### Written task
Take the material below and retype it in full; pictures are left out.

BEGIN Given data

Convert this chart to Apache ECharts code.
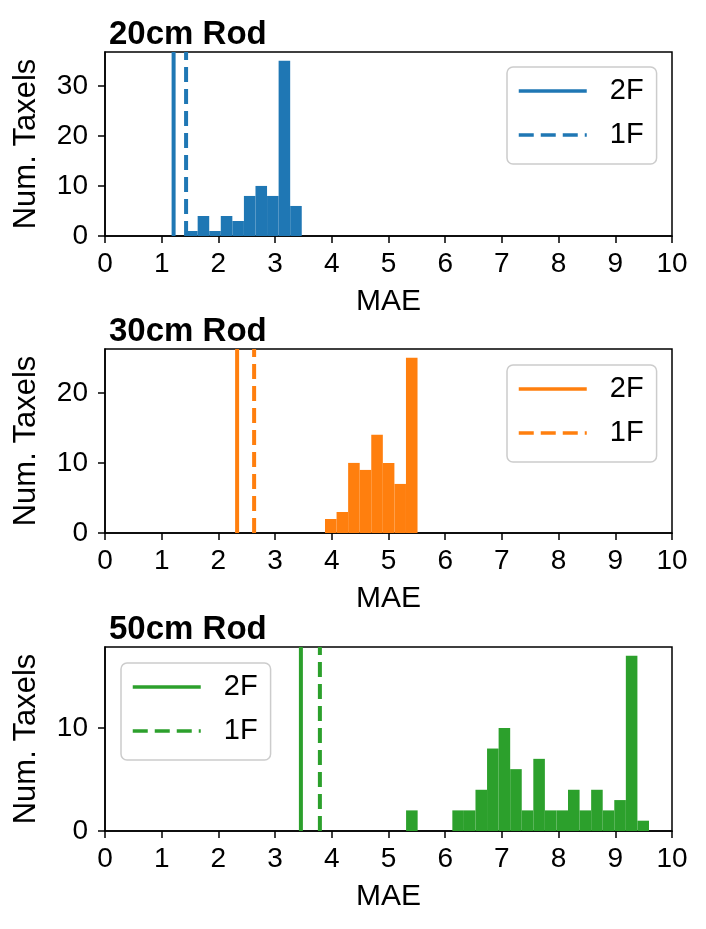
<!DOCTYPE html>
<html>
<head>
<meta charset="UTF-8">
<title>MAE per rod</title>
<script src="https://cdn.jsdelivr.net/npm/echarts@6/dist/echarts.min.js"></script>
<style>
  html, body { margin: 0; padding: 0; background: #fff; }
  #main { width: 706px; height: 929px; }
</style>
</head>
<body>
<div id="main"></div>
<script>
// values
var rodTitles = ['20cm Rod', '30cm Rod', '50cm Rod'];
var rodColors = ['#1f77b4', '#ff7f0e', '#2ca02c'];
var binStart = [1.43, 3.88, 5.31];
var binWidth = 0.204;
var counts20 = [1, 4, 1, 4, 3, 8, 10, 8, 35, 6];
var counts30 = [2, 3, 10, 9, 14, 10, 7, 25];
var counts50 = [2, 0, 0, 0, 2, 2, 4, 8, 10, 6, 2, 7, 2, 2, 4, 2, 4, 2, 3, 17, 1];
var line2F = [1.21, 2.33, 3.455];
var line1F = [1.43, 2.63, 3.79];
var yMax = [36.75, 26.25, 17.85];
var yTicks = [[0, 10, 20, 30], [0, 10, 20], [0, 10]];
var legendNames = ['2F', '1F'];

var allCounts = [counts20, counts30, counts50];
var gridTops = [52, 349, 647];
var legendPos = [[507, 67], [507, 365], [121, 663]];
var font = 'Liberation Sans';

var chart = echarts.init(document.getElementById('main'));

var grids = [], xAxes = [], yAxes = [], series = [], legends = [], graphics = [];

allCounts.forEach(function (counts, i) {
    grids.push({
        left: 105, top: gridTops[i], width: 567, height: 184,
        show: true, borderColor: '#000', borderWidth: 1.5, containLabel: false
    });
    xAxes.push({
        gridIndex: i, type: 'value', min: 0, max: 10, interval: 1,
        name: 'MAE', nameLocation: 'middle', nameGap: 51,
        nameTextStyle: { fontFamily: font, fontSize: 30, color: '#000' },
        axisLine: { lineStyle: { color: '#000', width: 1.5 } },
        axisTick: { show: true, length: 7, lineStyle: { color: '#000', width: 1.5 } },
        axisLabel: { fontFamily: font, fontSize: 28, color: '#000', margin: 14 },
        splitLine: { show: false }
    });
    yAxes.push({
        gridIndex: i, type: 'value', min: 0, max: yMax[i],
        name: 'Num. Taxels', nameLocation: 'middle', nameGap: 63,
        nameTextStyle: { fontFamily: font, fontSize: 31, color: '#000' },
        axisLine: { show: true, lineStyle: { color: '#000', width: 1.5 } },
        axisTick: { show: true, length: 7, customValues: yTicks[i], lineStyle: { color: '#000', width: 1.5 } },
        axisLabel: { fontFamily: font, fontSize: 28, color: '#000', margin: 17, customValues: yTicks[i] },
        splitLine: { show: false }
    });

    var bins = counts.map(function (c, k) {
        var x0 = binStart[i] + k * binWidth;
        return [x0, x0 + binWidth, c];
    });
    series.push({
        type: 'custom', xAxisIndex: i, yAxisIndex: i, z: 1,
        data: bins,
        encode: { x: [0, 1], y: 2 },
        renderItem: function (params, api) {
            var p0 = api.coord([api.value(0), api.value(2)]);
            var p1 = api.coord([api.value(1), 0]);
            return {
                type: 'rect',
                shape: { x: p0[0], y: p0[1], width: p1[0] - p0[0], height: p1[1] - p0[1] },
                style: { fill: rodColors[i] }
            };
        }
    });

    series.push({
        name: 'p' + i + '_2F', type: 'line', xAxisIndex: i, yAxisIndex: i, z: 3,
        symbol: 'none', color: rodColors[i],
        lineStyle: { color: rodColors[i], width: 4 },
        data: [[line2F[i], 0], [line2F[i], yMax[i]]]
    });
    series.push({
        name: 'p' + i + '_1F', type: 'line', xAxisIndex: i, yAxisIndex: i, z: 3,
        symbol: 'none', color: rodColors[i],
        lineStyle: { color: rodColors[i], width: 4, type: [15, 7] },
        data: [[line1F[i], 0], [line1F[i], yMax[i]]]
    });

    legends.push({
        data: legendNames.map(function (n) { return 'p' + i + '_' + n; }),
        formatter: function (name) { return name.split('_')[1]; },
        orient: 'vertical', left: legendPos[i][0], top: legendPos[i][1],
        itemWidth: 68, itemHeight: 14, itemGap: 14,
        padding: [9, 13, 14, 10],
        backgroundColor: 'rgba(255,255,255,0.8)',
        borderColor: '#cccccc', borderWidth: 1.5, borderRadius: 6,
        selectedMode: false,
        itemStyle: { opacity: 0 },
        lineStyle: { width: 3.5 },
        textStyle: { fontFamily: font, fontSize: 29, color: '#000', lineHeight: 30, padding: [0, 0, 0, 18] }
    });

    graphics.push({
        type: 'text', left: 109, top: gridTops[i] - 34,
        style: { text: rodTitles[i], fontFamily: font, fontSize: 33, fontWeight: 'bold', fill: '#000' }
    });
});

chart.setOption({
    animation: false,
    backgroundColor: '#fff',
    grid: grids,
    xAxis: xAxes,
    yAxis: yAxes,
    legend: legends,
    graphic: graphics,
    series: series
});
</script>
</body>
</html>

END Given data

### Output for this task
Convert this chart to Apache ECharts code.
<!DOCTYPE html>
<html>
<head>
<meta charset="UTF-8">
<title>MAE per rod</title>
<script src="https://cdn.jsdelivr.net/npm/echarts@6/dist/echarts.min.js"></script>
<style>
  html, body { margin: 0; padding: 0; background: #fff; }
  #main { width: 706px; height: 929px; }
</style>
</head>
<body>
<div id="main"></div>
<script>
// values
var rodTitles = ['20cm Rod', '30cm Rod', '50cm Rod'];
var rodColors = ['#1f77b4', '#ff7f0e', '#2ca02c'];
var binStart = [1.43, 3.88, 5.31];
var binWidth = 0.204;
var counts20 = [1, 4, 1, 4, 3, 8, 10, 8, 35, 6];
var counts30 = [2, 3, 10, 9, 14, 10, 7, 25];
var counts50 = [2, 0, 0, 0, 2, 2, 4, 8, 10, 6, 2, 7, 2, 2, 4, 2, 4, 2, 3, 17, 1];
var line2F = [1.21, 2.33, 3.455];
var line1F = [1.43, 2.63, 3.79];
var yMax = [36.75, 26.25, 17.85];
var yTicks = [[0, 10, 20, 30], [0, 10, 20], [0, 10]];
var legendNames = ['2F', '1F'];

var allCounts = [counts20, counts30, counts50];
var gridTops = [52, 349, 647];
var legendPos = [[507, 67], [507, 365], [121, 663]];
var font = 'Liberation Sans';

var chart = echarts.init(document.getElementById('main'));

var grids = [], xAxes = [], yAxes = [], series = [], legends = [], graphics = [];

allCounts.forEach(function (counts, i) {
    grids.push({
        left: 105, top: gridTops[i], width: 567, height: 184,
        show: true, borderColor: '#000', borderWidth: 1.5, containLabel: false
    });
    xAxes.push({
        gridIndex: i, type: 'value', min: 0, max: 10, interval: 1,
        name: 'MAE', nameLocation: 'middle', nameGap: 51,
        nameTextStyle: { fontFamily: font, fontSize: 30, color: '#000' },
        axisLine: { lineStyle: { color: '#000', width: 1.5 } },
        axisTick: { show: true, length: 7, lineStyle: { color: '#000', width: 1.5 } },
        axisLabel: { fontFamily: font, fontSize: 28, color: '#000', margin: 14 },
        splitLine: { show: false }
    });
    yAxes.push({
        gridIndex: i, type: 'value', min: 0, max: yMax[i],
        name: 'Num. Taxels', nameLocation: 'middle', nameGap: 63,
        nameTextStyle: { fontFamily: font, fontSize: 31, color: '#000' },
        axisLine: { show: true, lineStyle: { color: '#000', width: 1.5 } },
        axisTick: { show: true, length: 7, customValues: yTicks[i], lineStyle: { color: '#000', width: 1.5 } },
        axisLabel: { fontFamily: font, fontSize: 28, color: '#000', margin: 17, customValues: yTicks[i] },
        splitLine: { show: false }
    });

    var bins = counts.map(function (c, k) {
        var x0 = binStart[i] + k * binWidth;
        return [x0, x0 + binWidth, c];
    });
    series.push({
        type: 'custom', xAxisIndex: i, yAxisIndex: i, z: 1,
        data: bins,
        encode: { x: [0, 1], y: 2 },
        renderItem: function (params, api) {
            var p0 = api.coord([api.value(0), api.value(2)]);
            var p1 = api.coord([api.value(1), 0]);
            return {
                type: 'rect',
                shape: { x: p0[0], y: p0[1], width: p1[0] - p0[0], height: p1[1] - p0[1] },
                style: { fill: rodColors[i] }
            };
        }
    });

    series.push({
        name: 'p' + i + '_2F', type: 'line', xAxisIndex: i, yAxisIndex: i, z: 3,
        symbol: 'none', color: rodColors[i],
        lineStyle: { color: rodColors[i], width: 4 },
        data: [[line2F[i], 0], [line2F[i], yMax[i]]]
    });
    series.push({
        name: 'p' + i + '_1F', type: 'line', xAxisIndex: i, yAxisIndex: i, z: 3,
        symbol: 'none', color: rodColors[i],
        lineStyle: { color: rodColors[i], width: 4, type: [15, 7] },
        data: [[line1F[i], 0], [line1F[i], yMax[i]]]
    });

    legends.push({
        data: legendNames.map(function (n) { return 'p' + i + '_' + n; }),
        formatter: function (name) { return name.split('_')[1]; },
        orient: 'vertical', left: legendPos[i][0], top: legendPos[i][1],
        itemWidth: 68, itemHeight: 14, itemGap: 14,
        padding: [9, 13, 14, 10],
        backgroundColor: 'rgba(255,255,255,0.8)',
        borderColor: '#cccccc', borderWidth: 1.5, borderRadius: 6,
        selectedMode: false,
        itemStyle: { opacity: 0 },
        lineStyle: { width: 3.5 },
        textStyle: { fontFamily: font, fontSize: 29, color: '#000', lineHeight: 30, padding: [0, 0, 0, 18] }
    });

    graphics.push({
        type: 'text', left: 109, top: gridTops[i] - 34,
        style: { text: rodTitles[i], fontFamily: font, fontSize: 33, fontWeight: 'bold', fill: '#000' }
    });
});

chart.setOption({
    animation: false,
    backgroundColor: '#fff',
    grid: grids,
    xAxis: xAxes,
    yAxis: yAxes,
    legend: legends,
    graphic: graphics,
    series: series
});
</script>
</body>
</html>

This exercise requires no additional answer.